Mr. Fenstermacher is an OBG thought leader on the fate, transport, and remediation of per- and polyfluorinated alkyl substances (PFAS). He is a member of Ramboll's Emerging Contaminant Initiatives team and regularly interfaces with academia, providing branding, business development, and subject matter expertise on PFAS. He has a Bachelor’s degree in Chemical Engineering from Worcester Polytechnic Institute, a Master’s degree in Civil-Environmental Engineering from the University of New Hampshire, and provides project teams across Ramboll with technical and subject matter expertise and supports business and organic growth priorities within the organization.
Evaluation of Removal Efficiencies from Multiple Stand-Alone and Combined PFAS Treatment Processes
Ramboll is evaluating multiple treatment technologies at the laboratory-scale for treatment of landfill leachate that will involve treatment of raw landfill leachate via dissolved air floatation (DAF), PFAS-specific coagulation/precipitation, membrane filtration, activated carbon adsorption, and plasma destruction.
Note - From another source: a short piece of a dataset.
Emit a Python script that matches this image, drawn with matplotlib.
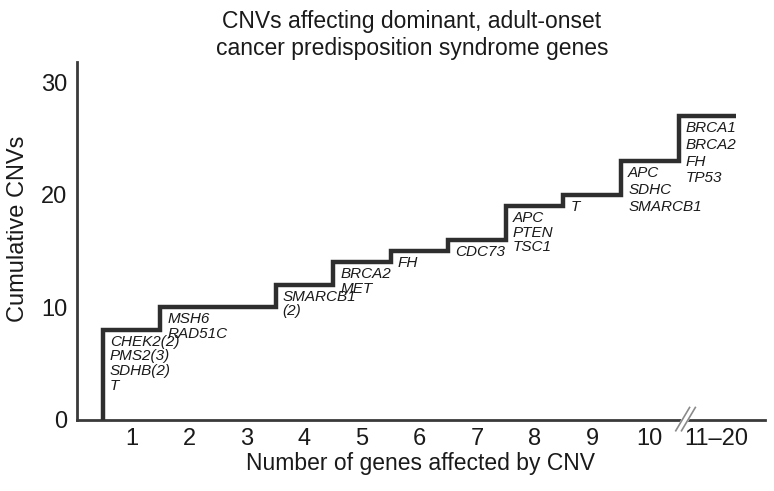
import matplotlib.pyplot as plt
import numpy as np

plt.rcParams['font.family'] = ['Liberation Sans', 'DejaVu Sans']

# Data: cumulative CNV counts by number of genes affected
categories = ['1', '2', '3', '4', '5', '6', '7', '8', '9', '10', '11\u201320']
cumulative = [8, 10, 10, 12, 14, 15, 16, 19, 20, 23, 27]
gene_labels = [
    'CHEK2(2)\nPMS2(3)\nSDHB(2)\nT',
    'MSH6\nRAD51C',
    '',
    'SMARCB1\n(2)',
    'BRCA2\nMET',
    'FH',
    'CDC73',
    'APC\nPTEN\nTSC1',
    'T',
    'APC\nSDHC\nSMARCB1',
    'BRCA1\nBRCA2\nFH\nTP53',
]

LINE = '#2e2e2e'
AXIS = '#3a3a3a'
TEXT = '#1a1a1a'

fig = plt.figure(figsize=(7.74, 4.91), dpi=100)
ax = fig.add_axes([77 / 774, 1 - 420 / 491, (765 - 77) / 774, (420 - 62) / 491])

pos = np.arange(1, len(categories) + 1)

# build the staircase from the counts
xs = [pos[0] - 0.5]
ys = [0]
for p, v in zip(pos, cumulative):
    xs += [p - 0.5, p + 0.5]
    ys += [v, v]
ax.plot(xs, ys, color=LINE, lw=3.2, solid_joinstyle='miter', solid_capstyle='butt',
        zorder=3)

# gene names under each step
for p, v, lab in zip(pos, cumulative, gene_labels):
    if not lab:
        continue
    ls = 1.25 if p >= 10 else 1.05
    ax.annotate(lab, xy=(p - 0.5, v), xytext=(7, -5), textcoords='offset pixels',
                ha='left', va='top', fontsize=11, style='italic', color=TEXT,
                linespacing=ls)

ax.set_xlim(0.05, 12.0)
ax.set_ylim(0, 31.8)
ax.set_yticks([0, 10, 20, 30])
# last group label sits a little right of its step, past the axis break
tick_pos = pos.astype(float)
tick_pos[-1] += 0.16
ax.set_xticks(tick_pos)
ax.set_xticklabels(categories)
ax.tick_params(axis='both', length=0, labelsize=17, colors=TEXT)
ax.tick_params(axis='x', pad=6)
ax.tick_params(axis='y', pad=7)

for side in ['top', 'right']:
    ax.spines[side].set_visible(False)
for side in ['left', 'bottom']:
    ax.spines[side].set_color(AXIS)
    ax.spines[side].set_linewidth(2)

ax.set_xlabel('Number of genes affected by CNV', fontsize=16.5, color=TEXT,
              labelpad=1)
ax.set_ylabel('Cumulative CNVs', fontsize=17, color=TEXT)
ax.yaxis.set_label_coords(-0.070, 0.535)
fig.text(412 / 774, 1 - 35 / 491,
         'CNVs affecting dominant, adult-onset\ncancer predisposition syndrome genes',
         ha='center', va='center', fontsize=16.5, color=TEXT, linespacing=1.2)

# axis break marks between 10 and 11-20
bx = 10.62
trans = ax.get_xaxis_transform()
ax.plot([bx - 0.12, bx + 0.12], [-0.03, 0.035], transform=trans, color='white',
        lw=5, clip_on=False, zorder=4)
for dx in (-0.05, 0.05):
    ax.plot([bx - 0.12 + dx, bx + 0.12 + dx], [-0.03, 0.035], transform=trans,
            color='#8a8a8a', lw=1.2, clip_on=False, zorder=5)

fig.savefig('out.png', dpi=100)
These technologies are being evaluated on a stand-alone basis and in combination in a blocked experimental design whereby we are evaluating the treatment efficacy of (for example) coagulation/precipitation alone for removal of PFAS, and as a pretreatment step for activated carbon adsorption to evaluate increases in treatment efficiency and operational bed life. Stand-alone and multi-step treatment processes (i.e., treatment trains) evaluated include: DAF treatment alone; coagulation/precipitation alone; coagulation/precipitation followed by DAF clarification; coagulation/precipitation followed by activated carbon adsorption; ultrafiltration followed by activated carbon adsorption; ultrafiltration followed by nanofiltration; ultrafiltration followed by reverse osmosis; and ultrafiltration followed by reverse osmosis with plasma destruction of the membrane reject stream. Analytical data collected includes total dissolved solids, total organic carbon, quantitation of 24 individual PFAS (the Michigan minimum laboratory analyte list), and Total Oxidizable Precursor Assay. The presentation will review pre- and post-treatment data, with comparisons of stand-alone and combined treatment efficiencies, including observed PFAS selectivity (e.g., preferential removal of PFSAs in comparison to PFCAs) and total PFAS removal. Because the aqueous matrix was a landfill leachate with starting a total PFAS concentration ranging from 600 to 1,000 ng/L with a low-pH/high organic background, the combined remedy and individual treatment effectiveness results are expected to be highly portable and informative to treatment of virtually any aqueous matrix.